I'm having a problem with the driver's door of my Audi TT(2008 MK2). Problem is as follows:
-Door will lock with the central locking fob and if i use the physical key
-Door won't unlock using either the fob or the physical key. I can unlock the door from inside the car.
-When I try to unlock using the fob, it makes noises as if it's trying to unlock, but it doesn't.

Is it likely that the door actuator is the problem, or could it be something as simple as a fuse? The passenger door is working fine.

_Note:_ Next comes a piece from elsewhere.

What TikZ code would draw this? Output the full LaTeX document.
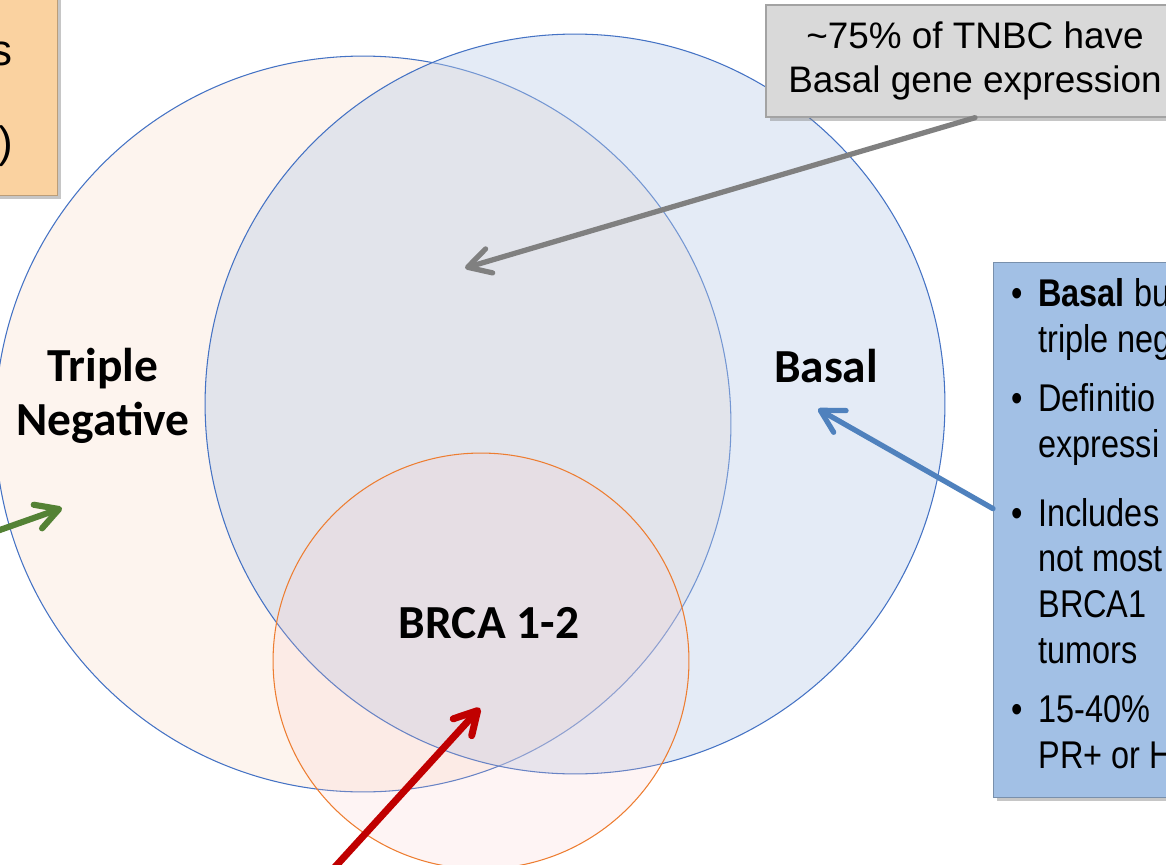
\documentclass[tikz,border=0pt]{standalone}
\usepackage{fontspec}
\setmainfont{Liberation Sans}
\newfontfamily\labelfont{Carlito}
\newfontfamily\narrowfont[FakeStretch=0.84]{Liberation Sans}
\usetikzlibrary{arrows.meta, positioning, shadows}
\definecolor{tnfill}{RGB}{253,244,238}
\definecolor{basalfill}{RGB}{187,205,232}
\definecolor{brcafill}{RGB}{250,200,200}
\definecolor{ringblue}{RGB}{68,114,196}
\definecolor{ringorange}{RGB}{237,125,49}
\definecolor{notegray}{RGB}{217,217,217}
\definecolor{noteblue}{RGB}{162,192,229}
\definecolor{notepeach}{RGB}{250,210,160}
\definecolor{arrgray}{RGB}{128,128,128}
\definecolor{arrblue}{RGB}{79,129,189}
\definecolor{arrgreen}{RGB}{84,130,53}
\definecolor{arrred}{RGB}{192,0,0}

\begin{document}
\begin{tikzpicture}[x=0.02cm, y=-0.02cm,
    ring/.style={circle, draw, line width=0.6pt, inner sep=0pt},
    setlabel/.style={font=\labelfont\bfseries\fontsize{27}{30.5}\selectfont, align=center},
    note/.style={draw=#1!75!black, fill=#1, line width=0.8pt,
        drop shadow={shadow xshift=2pt, shadow yshift=-2pt, opacity=0.45}},
    pointer/.style={line width=#1, line cap=round,
        -{Straight Barb[length=0.45cm, width=0.5cm, round]}},
  ]
    \useasboundingbox (0,0) rectangle (1166,865);

    % the three sets
    \node[ring, draw=ringblue, fill=tnfill, minimum size=14.72cm] (tn) at (363,424) {};
    \node[ring, draw=ringblue, fill=basalfill, fill opacity=0.4, minimum size=14.8cm] (basal) at (575,404) {};
    \node[ring, draw=ringorange, fill=brcafill, fill opacity=0.2, minimum size=8.32cm] (brca) at (481,661) {};

    \node[setlabel] (tnlabel) at (103,396) {Triple\\Negative};
    \node[setlabel] (basallabel) at (826,366) {Basal};
    \node[setlabel] (brcalabel) at (489,623) {BRCA 1-2};

    % call-out boxes
    \node[note=notepeach, anchor=north east, minimum width=9.16cm, minimum height=4.3cm] (topnote) at (58,-20) {};
    \node[anchor=north east, inner sep=0pt, align=right, font=\fontsize{25}{26.2}\selectfont] (toptext) at (13,42) {s\\\mbox{}\\)};

    \node[note=notegray, minimum width=8.36cm, minimum height=2.24cm, align=center,
        font=\fontsize{21}{25}\selectfont] (tnbcnote) at (975,61) {\textasciitilde75\% of TNBC have\\Basal gene expression};

    \node[note=noteblue, anchor=north west, minimum width=6.2cm, minimum height=10.7cm] (basalnote) at (993,262) {};
    \node[anchor=north west, inner sep=0pt, align=left, font=\narrowfont\fontsize{22}{26}\selectfont] (basaltext) at (1011,278)
        {\makebox[0.54cm][l]{\textbullet}\textbf{Basal} bu\\\hspace*{0.54cm}triple neg\\[0.28cm]
         \makebox[0.54cm][l]{\textbullet}Definitio\\\hspace*{0.54cm}expressi\\[0.46cm]
         \makebox[0.54cm][l]{\textbullet}Includes\\\hspace*{0.54cm}not most\\\hspace*{0.54cm}BRCA1\\\hspace*{0.54cm}tumors\\[0.28cm]
         \makebox[0.54cm][l]{\textbullet}15-40\%\\\hspace*{0.54cm}PR+ or H};

    % arrows
    \coordinate (overlaptip) at (465,268);
    \coordinate (basaltip) at (818,409);
    \coordinate (greenfrom) at (-20,537);
    \coordinate (greentip) at (62,508);
    \coordinate (redfrom) at (314,890);
    \coordinate (redtip) at (480,708);

    \draw[pointer=3pt, arrgray] (tnbcnote.south) -- (overlaptip);
    \draw[pointer=3pt, arrblue] ([yshift=0.43cm]basalnote.west) -- (basaltip);
    \draw[pointer=3.5pt, arrgreen] (greenfrom) -- (greentip);
    \draw[pointer=4pt, arrred] (redfrom) -- (redtip);
\end{tikzpicture}
\end{document}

Thanks for any help in advance


----------



## SwissJetPilot (Apr 27, 2014)

@ Diego - Were you able to get your door lock sorted?


----------



## John949 (Apr 12, 2017)

I'm guessing that one of the pushrods inside the door has either fallen off or worked loose. I think you are going to have to take the door card off to investigate. The rods are held in by by little plastic clips and sometimes one of the 'ears' breaks off.


----------



## SwissJetPilot (Apr 27, 2014)

The easiest fix before you do anything, is to replace the Remote batteries first (CR2032).

If that doesn't solve it, then get a VCDS scan before you pull the door card. If either of the door lock motors are bad, a VCDS will show a fault code.

I put this together to help people resolve door lock issues. It's worth a read as it covers some of the more common problems -

https://www.ttforum.co.uk/forum/viewtop ... &t=1882595


----------



## ross_cj250 (Mar 1, 2008)

Your symptoms are not quite the same as I had, but similar...have you tried changing the battery in the key fob?

https://www.ttforum.co.uk/forum/viewtopic.php?f=19&t=1875893&p=9129569#p9129569

Just a thought before you get too involved in stripping the door down!

Regards
Ross


----------



## Essexaviator (Jan 10, 2012)

I had exactly the same with passenger door. It occurs mainly in cold weather. Then finally gave up completely it was the door lock module which cost £120 from main dealer and I did myself using the kB on here for door card removal. Lock module easy to change. Cured it
Steve


----------



## deextr (Sep 22, 2017)

Essexaviator said:


> I had exactly the same with passenger door. It occurs mainly in cold weather. Then finally gave up completely it was the door lock module which cost £120 from main dealer and I did myself using the kB on here for door card removal. Lock module easy to change. Cured it
> Steve


Do you still have the old one?


----------



## Solarblaze_uk (Sep 30, 2018)

I had an issue with the door not unlocking, but would from inside. I gave it a quick bang under the handle and it worked from there on. I think that was more the handle mechanism sticking. I sprayed inside with dry lube in to the handle mechanism and it's been fine ever since


----------



## Gearhead_75 (Feb 10, 2019)

same here right now for a month pasenger door won't open with key fob and now driver door as well trunk release worked and afther many times clicking the key fob driver door went open
is this the module?

my Interior blower fan. had a stuck motor 2 weeks ago also replaced 400 euro [smiley=bigcry.gif]

I have mk2 TTS 2008


----------